I am pleased to share some of the prestigious honors — both institutional and external — awarded recently to our colleagues.
Maryellen Giger, PhD, adds to her recent string of honors with the 2016 EMBS Academic Career Achievement Award. The Engineering in Medicine and Biology Society recognized Maryellen with its annual award for her outstanding and pioneering contributions to computer-aided diagnosis.
Two BSD faculty members received awards from the University for their outstanding contributions as teachers and mentors. Daniel McGehee, PhD, received a 2016 Llewellyn John and Harriet Manchester Quantrell Award for Excellence in Undergraduate Teaching. Nicholas Hatsopoulos, PhD, was awarded a 2016 Faculty Award for Excellence in Graduate Teaching and Mentoring.
Finally, two of our colleagues— Michael Howell, MD, MPH, and Stacy Tessler Lindau, MD, MAPP — have been named to the second class of the Aspen Institute’s Health Innovator Fellows program. The fellowship was created in 2015 to strengthen the leadership of innovators across the U.S. health care system and to connect, inspire, and challenge them to create new approaches that will improve the health and well-being of all Americans.
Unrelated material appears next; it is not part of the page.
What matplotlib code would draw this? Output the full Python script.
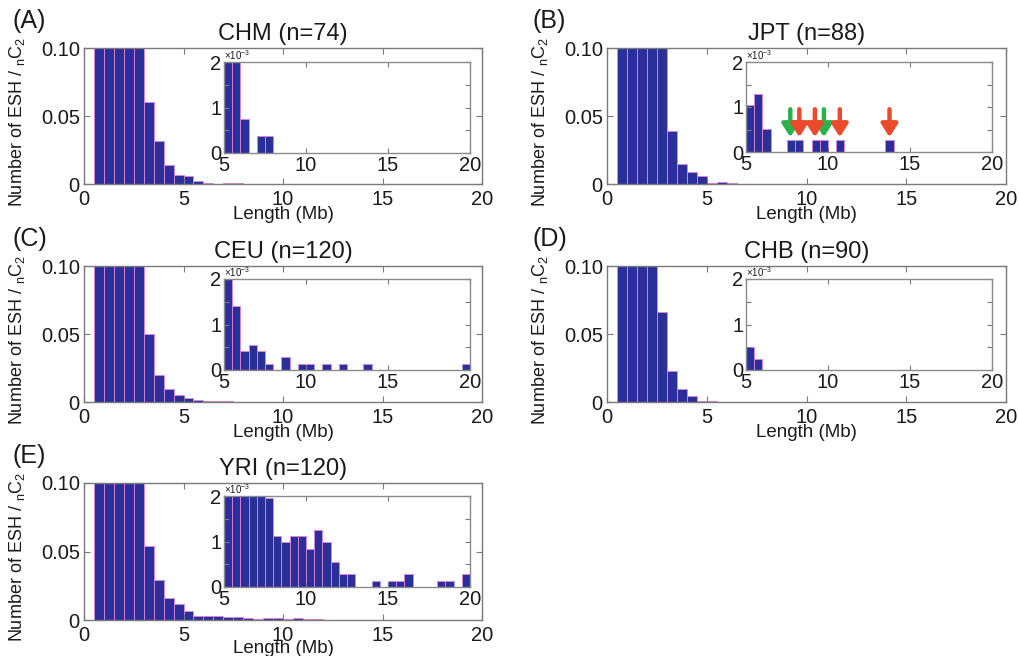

It is extremely unusual to have two fellows chosen from the same institution in one year.
Please join me in congratulating them.
The Grossman Institute for Neuroscience, Quantitative Biology and Human Behavior has led the effort to develop a new undergraduate major in neuroscience, the first undergraduate major in addition to biology in the Biological Sciences Collegiate Division. Although administered in the BSD, the major will be highly interdisciplinary, spanning the full range of neuroscience disciplines in the physical sciences, social sciences and biological sciences. The exciting curriculum will offer a broad foundation in neuroscience and provide students interested in graduate school, medical school, data science or biotechnology. The College Council voted unanimously in May to approve the new major.
John Boyer, Dean of the College, and I are both delighted that this has occurred. We would particularly like to acknowledge the roles played by John Maunsell, PhD, and Ruth Anne Eatock, PhD, in leading the effort to get this major established and also thank Peggy Mason, PhD, for her willingness to direct the program. I am confident that the neuroscience major will help attract additional outstanding students to the University of Chicago.